Wells enjoyed his best season since 2003 last year, including a career-high 17 stolen bases. His home/road splits were massive -- 1.038 OPS and 24 homers at home vs. a .762 OPS and eight homers on the road -- so it's good he signed a five-year contract extension this offseason. His first half showed real growth, including a nice 35:46 K:BB in 325 at-bats, but he fell apart (19:44 in 286 at-bats) during the second half. He's shown wild fluctuations in the past, so be aware the possibility exists again. A pretty solid supporting cast should mask most of it, however.
Wells rebounded modestly after a subpar 2004, but it was mainly because he was healthy again. It still wasn't as good as his 2003, but at 27, anything's possible. It looks like he has a ceiling at 30 HR and a .270 average, but could produce more runs and RBI with a stronger supporting cast.
Wells' 2003 was such a jump over his 2002 numbers that it's wasn't entirely unexpected he came back down to earth last year. He's starting to get a grasp of the strike zone so there's some chance for a rebound, but he may never reach his 2003 level again. Bid expecting a healthier Wells as calf problems sidelined him nearly a full month.
Twenty four-year old centerfielders who pound out 87 extra base hits are a rare breed. He hit just 10 HRs and drove in 33 runs after the All-Star Break, but hit .344. Wells had three months (June, August and September) where he hit .343 or higher, which is tough to maintain given his somewhat low walk total. It's tough to maintain a 140-point spike in your OPS from the previous season, but he's at that age where it's reasonable to expect it and the jump came along with a decent spike in his walk rate. Expect his numbers month-to-month to be more consistent in 2004, but the overall totals should be similar to 2003 again.

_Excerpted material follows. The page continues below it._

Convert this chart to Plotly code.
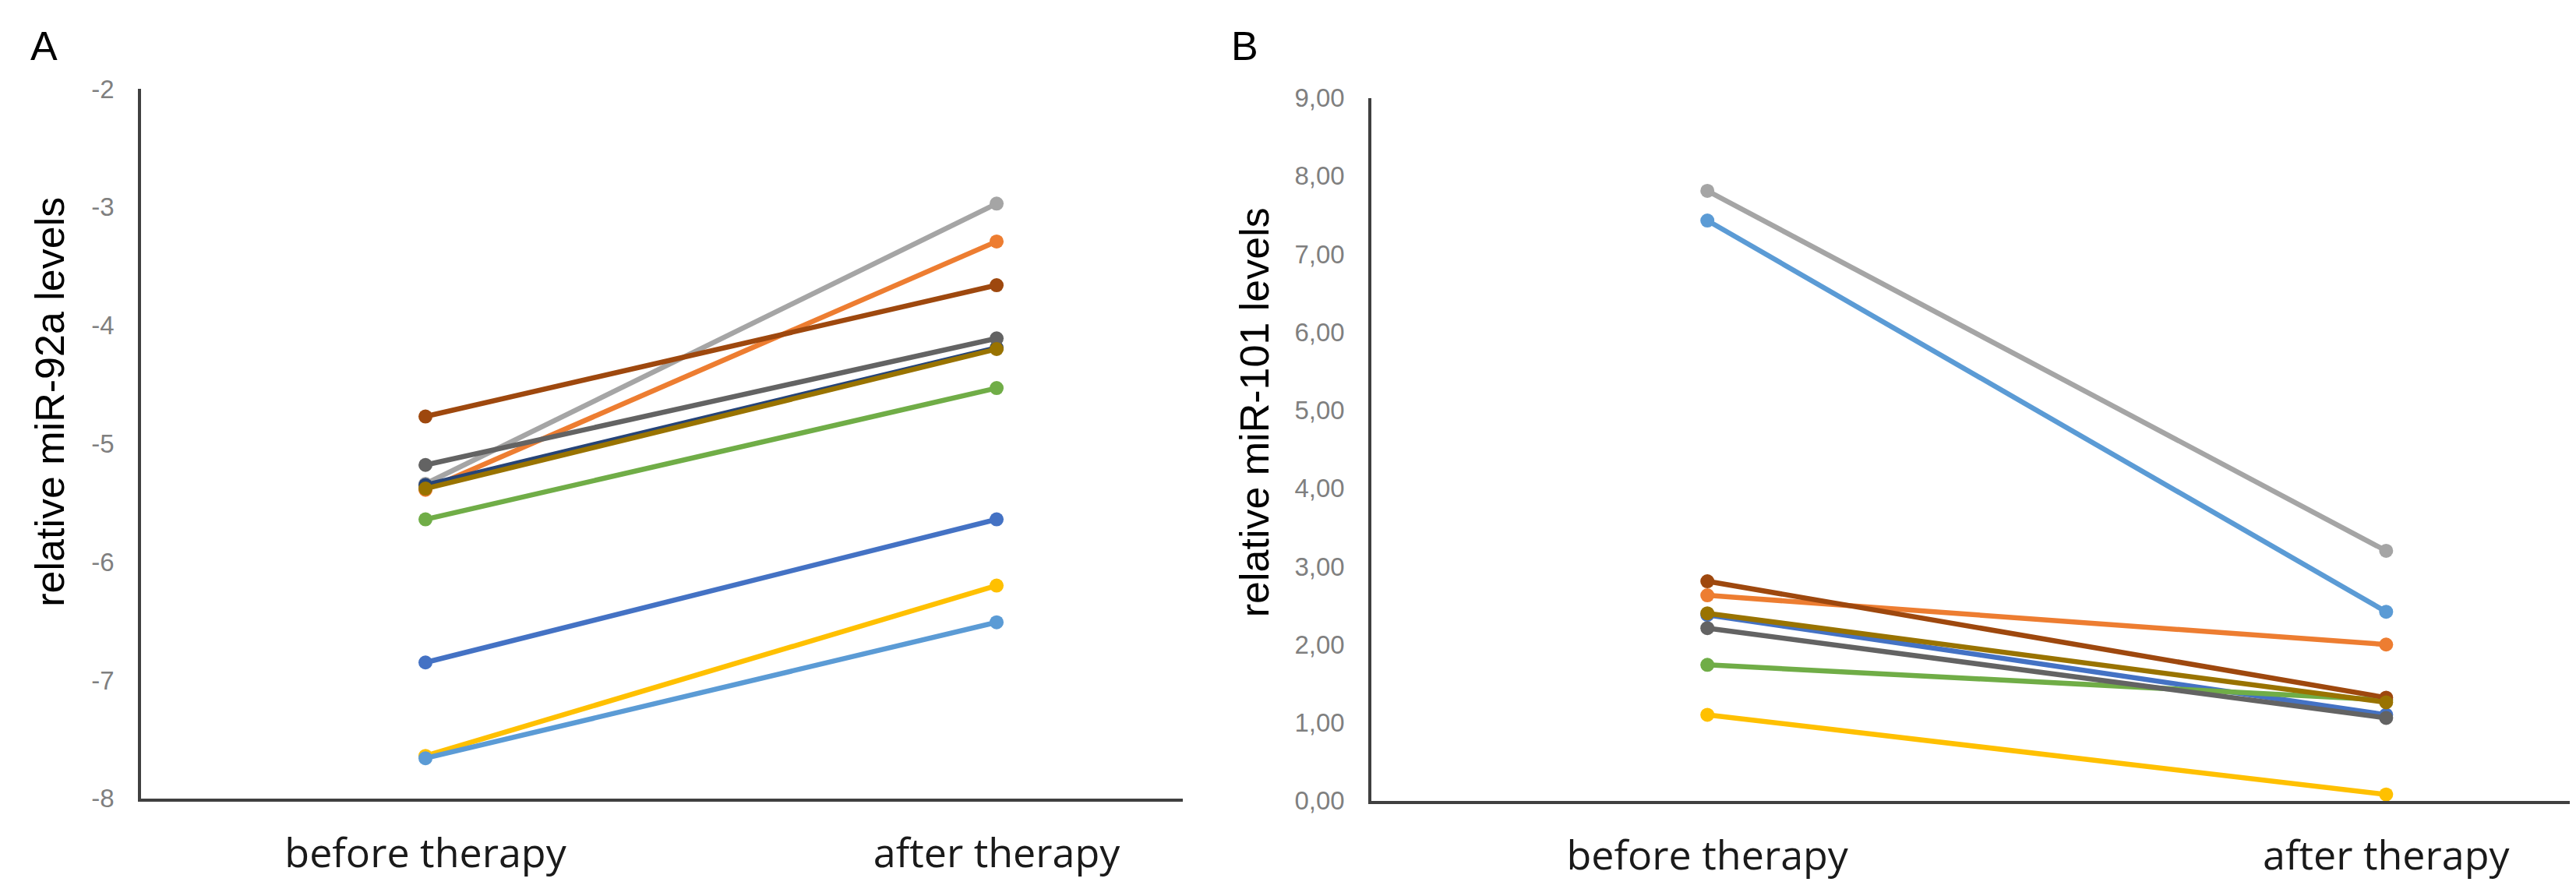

We'd feel a lot better about his second half breakout (.286, 13 HRs, 58 RBI) if it was accompanied by a more patient approach at the plate, but it wasn't. He's at that age where you can expect a big jump in production, so we certainly won't dismiss the progress he made. He's due to hit in the middle of a good young lineup, which will help his overall numbers. Don't overpay based on his second half stats, but his end of the year numbers should be similar again and they aren't too shabby.